The Northern Ireland secretary has the ability to get on with people and is a good listener as well as talker. His Labour colleague Paul Flynn has said of him: “He has the capacity to be on all sides simultaneously.”
In his other life, Hain is secretary of state for Wales and the principality was sufficiently impressed to vote him politician of the year for 2005 in a television poll.
It was at a Christmas party in the Wales Office that Hain introduced Ian Paisley, the Democratic Unionist party leader, to his parents, Walter and Adelaine. Some of those present expected sparks to fly. After all, it was less than a month earlier that Paisley had called for Hain’s resignation. But it turned out that they had something in common. Hain’s parents had both been imprisoned in South Africa for their opposition to the apartheid regime. Paisley, who likes to describe himself as “an old jailbird”, has been imprisoned twice in Northern Ireland for leading demonstrations.

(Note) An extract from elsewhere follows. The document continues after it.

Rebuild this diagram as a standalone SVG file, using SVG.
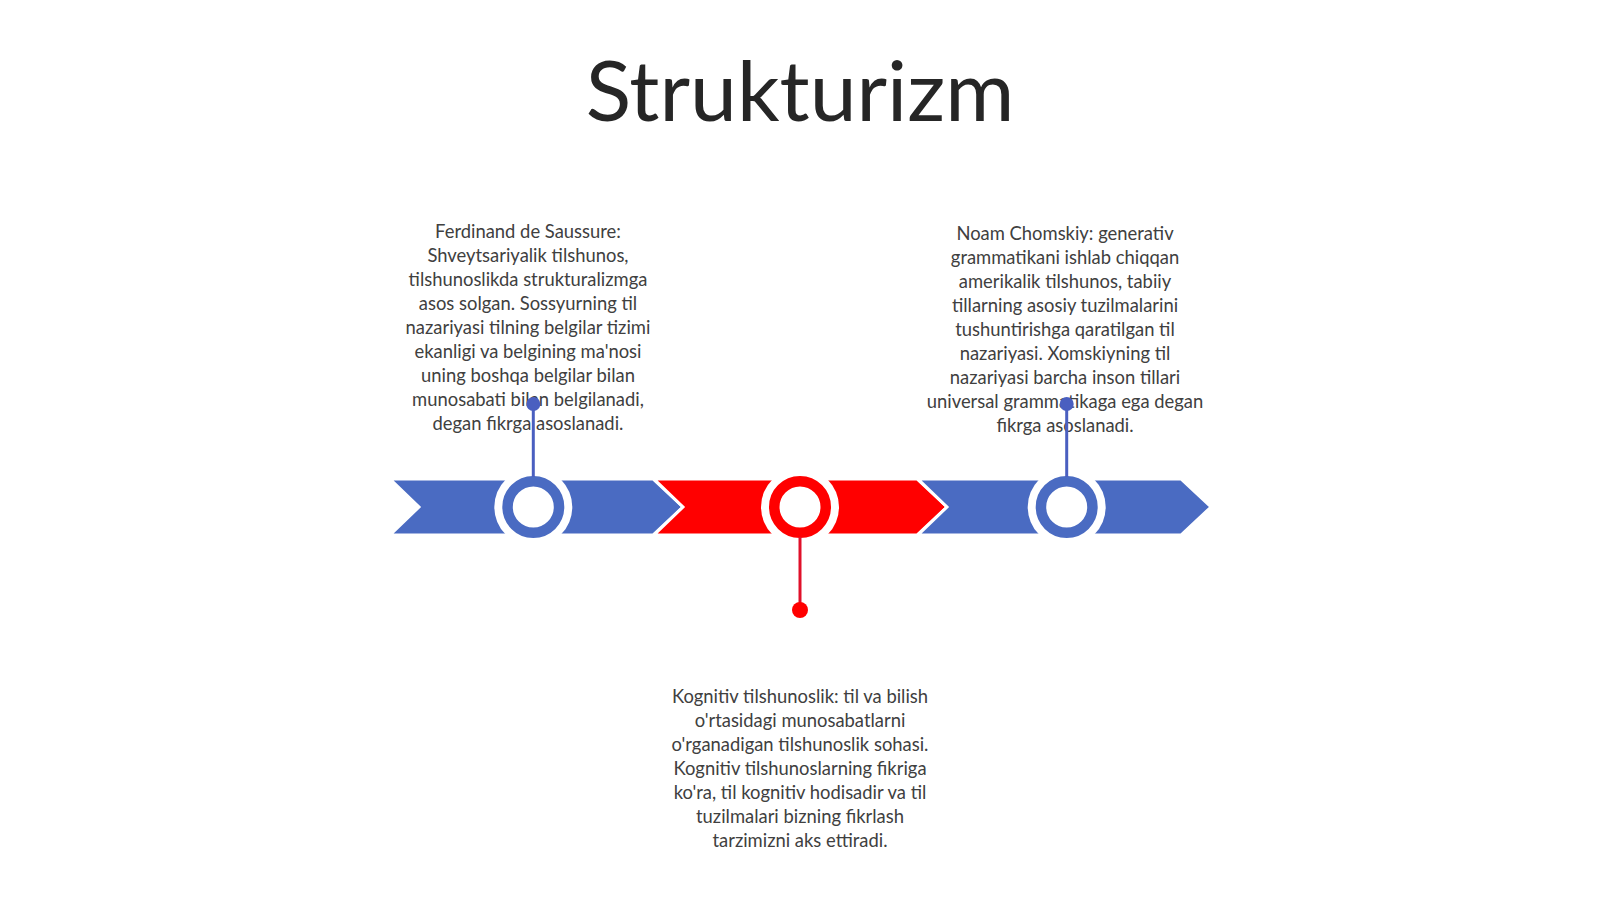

Soon Walter Hain and Paisley were swapping reminiscences of Robben Island and Crumlin Road jail in Belfast. In his speech later Hain referred to them as “two old rebels”, but remarked that while his father was still a rebel, Paisley had now joined the establishment and was about to lead it. The humour, like the introduction, showed a sure touch with the DUP. Paisley was flattered and laughed uproariously. Some guests wondered aloud if prison terms would prove as convenient an ice-breaker between the DUP and Gerry Adams.
“I must say I like Ian Paisley and Peter Robinson,” says Hain. “Whether or not we have fierce arguments is not the point, I just like them as individuals. The same goes for Reg Empey as well, but particularly for the DUP people. They are easy to get on with.”
Hain’s rapport with the DUP is one of the surprises of his tenure. When he arrived in Belfast, the BBC dusted off a file of militantly nationalist statements he had made in the 1980s as a Labour left-winger. “Partition was and remains unjust and undemocratic . . . British policy was to promote and foster sectarian and religious division,” Hain wrote in a magazine in April 1988. Elsewhere he advocated Irish unity, British withdrawal and a tough line with unionism by any future Labour government.
With previous secretaries of state, any sign of a strong opinion on Northern Ireland has produced an immediate political squall, but Hain’s track record was stronger than the others’. Today he dismisses all that firebrand stuff, saying, “I’m not going to defend comments made 20 years ago in circumstances that are light years away from where we are now. That is part of the yellowing newspaper cuttings.”
He denies that the remarks were ever raised with him by unionists, though he concedes that they were brought up by a group of women from the loyalist Shankill Road. “Frankly it’s water off a duck’s back,” he said.
Hain was born in Nairobi and only came to England when his parents were barred from South Africa in 1966. His relentless campaigning against the apartheid regime made him a target for Boss, the South African intelligence service, which maliciously implicated him in a bank robbery for which he was subsequently acquitted.
He recalls: “Early on in my time here Gerry (Adams) and Martin (McGuinness) brought that up when I was talking about the Northern Bank. They were rejecting any suggestion that the IRA was involved in the robbery and they were making kind of jocular digs saying, ‘Well you were framed once, weren’t you?’”
It cut no ice with Hain, who told them: “There is no doubt that the IRA did it. The chief constable is absolutely right.”